The exercise:
Reproduce the data exactly and drop any pictures it holds.

Available data:

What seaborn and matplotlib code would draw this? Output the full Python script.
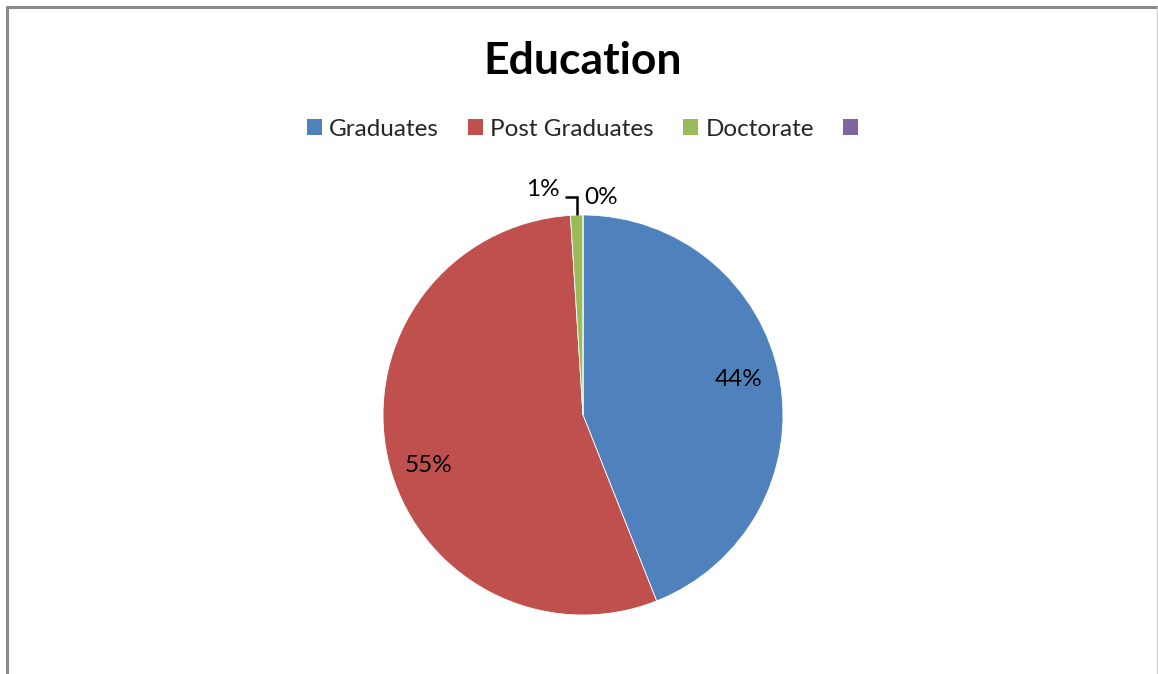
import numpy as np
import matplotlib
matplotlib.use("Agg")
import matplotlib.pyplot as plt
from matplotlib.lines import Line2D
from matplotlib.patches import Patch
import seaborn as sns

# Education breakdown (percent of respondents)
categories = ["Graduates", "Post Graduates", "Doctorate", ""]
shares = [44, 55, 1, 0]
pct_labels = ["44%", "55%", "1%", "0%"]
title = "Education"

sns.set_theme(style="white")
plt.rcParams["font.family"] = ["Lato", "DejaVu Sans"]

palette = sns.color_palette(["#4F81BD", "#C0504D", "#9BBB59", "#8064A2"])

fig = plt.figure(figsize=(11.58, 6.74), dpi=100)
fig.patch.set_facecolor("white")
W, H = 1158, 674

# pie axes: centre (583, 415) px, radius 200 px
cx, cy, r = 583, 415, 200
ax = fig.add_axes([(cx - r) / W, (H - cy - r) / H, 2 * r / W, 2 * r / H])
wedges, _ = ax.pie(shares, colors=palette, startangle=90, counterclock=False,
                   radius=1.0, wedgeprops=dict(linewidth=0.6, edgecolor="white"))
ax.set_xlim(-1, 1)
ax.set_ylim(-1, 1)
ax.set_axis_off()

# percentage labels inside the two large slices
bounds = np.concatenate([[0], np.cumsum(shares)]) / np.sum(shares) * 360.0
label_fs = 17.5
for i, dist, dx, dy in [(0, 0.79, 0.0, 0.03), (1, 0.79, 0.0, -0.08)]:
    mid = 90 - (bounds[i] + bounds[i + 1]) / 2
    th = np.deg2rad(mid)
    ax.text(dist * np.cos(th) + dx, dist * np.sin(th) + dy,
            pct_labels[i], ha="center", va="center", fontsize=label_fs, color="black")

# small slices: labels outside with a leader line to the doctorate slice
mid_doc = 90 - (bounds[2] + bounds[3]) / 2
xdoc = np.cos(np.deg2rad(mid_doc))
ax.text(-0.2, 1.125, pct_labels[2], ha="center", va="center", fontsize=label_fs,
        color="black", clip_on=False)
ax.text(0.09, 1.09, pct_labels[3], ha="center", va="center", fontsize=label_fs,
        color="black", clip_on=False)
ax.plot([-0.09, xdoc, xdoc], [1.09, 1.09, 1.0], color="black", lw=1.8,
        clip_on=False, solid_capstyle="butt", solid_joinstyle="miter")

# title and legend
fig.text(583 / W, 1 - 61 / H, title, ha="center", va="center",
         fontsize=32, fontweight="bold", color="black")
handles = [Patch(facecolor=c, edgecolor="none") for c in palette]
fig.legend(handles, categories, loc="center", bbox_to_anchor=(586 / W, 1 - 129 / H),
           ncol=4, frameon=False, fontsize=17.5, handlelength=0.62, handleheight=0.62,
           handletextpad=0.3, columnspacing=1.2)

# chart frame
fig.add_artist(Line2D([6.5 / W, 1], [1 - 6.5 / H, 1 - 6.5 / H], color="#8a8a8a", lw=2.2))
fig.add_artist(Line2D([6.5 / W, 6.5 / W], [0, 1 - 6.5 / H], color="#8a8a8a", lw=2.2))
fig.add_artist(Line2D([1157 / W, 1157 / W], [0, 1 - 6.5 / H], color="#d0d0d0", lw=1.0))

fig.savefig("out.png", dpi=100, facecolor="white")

Result for this task:
What seaborn and matplotlib code would draw this? Output the full Python script.
import numpy as np
import matplotlib
matplotlib.use("Agg")
import matplotlib.pyplot as plt
from matplotlib.lines import Line2D
from matplotlib.patches import Patch
import seaborn as sns

# Education breakdown (percent of respondents)
categories = ["Graduates", "Post Graduates", "Doctorate", ""]
shares = [44, 55, 1, 0]
pct_labels = ["44%", "55%", "1%", "0%"]
title = "Education"

sns.set_theme(style="white")
plt.rcParams["font.family"] = ["Lato", "DejaVu Sans"]

palette = sns.color_palette(["#4F81BD", "#C0504D", "#9BBB59", "#8064A2"])

fig = plt.figure(figsize=(11.58, 6.74), dpi=100)
fig.patch.set_facecolor("white")
W, H = 1158, 674

# pie axes: centre (583, 415) px, radius 200 px
cx, cy, r = 583, 415, 200
ax = fig.add_axes([(cx - r) / W, (H - cy - r) / H, 2 * r / W, 2 * r / H])
wedges, _ = ax.pie(shares, colors=palette, startangle=90, counterclock=False,
                   radius=1.0, wedgeprops=dict(linewidth=0.6, edgecolor="white"))
ax.set_xlim(-1, 1)
ax.set_ylim(-1, 1)
ax.set_axis_off()

# percentage labels inside the two large slices
bounds = np.concatenate([[0], np.cumsum(shares)]) / np.sum(shares) * 360.0
label_fs = 17.5
for i, dist, dx, dy in [(0, 0.79, 0.0, 0.03), (1, 0.79, 0.0, -0.08)]:
    mid = 90 - (bounds[i] + bounds[i + 1]) / 2
    th = np.deg2rad(mid)
    ax.text(dist * np.cos(th) + dx, dist * np.sin(th) + dy,
            pct_labels[i], ha="center", va="center", fontsize=label_fs, color="black")

# small slices: labels outside with a leader line to the doctorate slice
mid_doc = 90 - (bounds[2] + bounds[3]) / 2
xdoc = np.cos(np.deg2rad(mid_doc))
ax.text(-0.2, 1.125, pct_labels[2], ha="center", va="center", fontsize=label_fs,
        color="black", clip_on=False)
ax.text(0.09, 1.09, pct_labels[3], ha="center", va="center", fontsize=label_fs,
        color="black", clip_on=False)
ax.plot([-0.09, xdoc, xdoc], [1.09, 1.09, 1.0], color="black", lw=1.8,
        clip_on=False, solid_capstyle="butt", solid_joinstyle="miter")

# title and legend
fig.text(583 / W, 1 - 61 / H, title, ha="center", va="center",
         fontsize=32, fontweight="bold", color="black")
handles = [Patch(facecolor=c, edgecolor="none") for c in palette]
fig.legend(handles, categories, loc="center", bbox_to_anchor=(586 / W, 1 - 129 / H),
           ncol=4, frameon=False, fontsize=17.5, handlelength=0.62, handleheight=0.62,
           handletextpad=0.3, columnspacing=1.2)

# chart frame
fig.add_artist(Line2D([6.5 / W, 1], [1 - 6.5 / H, 1 - 6.5 / H], color="#8a8a8a", lw=2.2))
fig.add_artist(Line2D([6.5 / W, 6.5 / W], [0, 1 - 6.5 / H], color="#8a8a8a", lw=2.2))
fig.add_artist(Line2D([1157 / W, 1157 / W], [0, 1 - 6.5 / H], color="#d0d0d0", lw=1.0))

fig.savefig("out.png", dpi=100, facecolor="white")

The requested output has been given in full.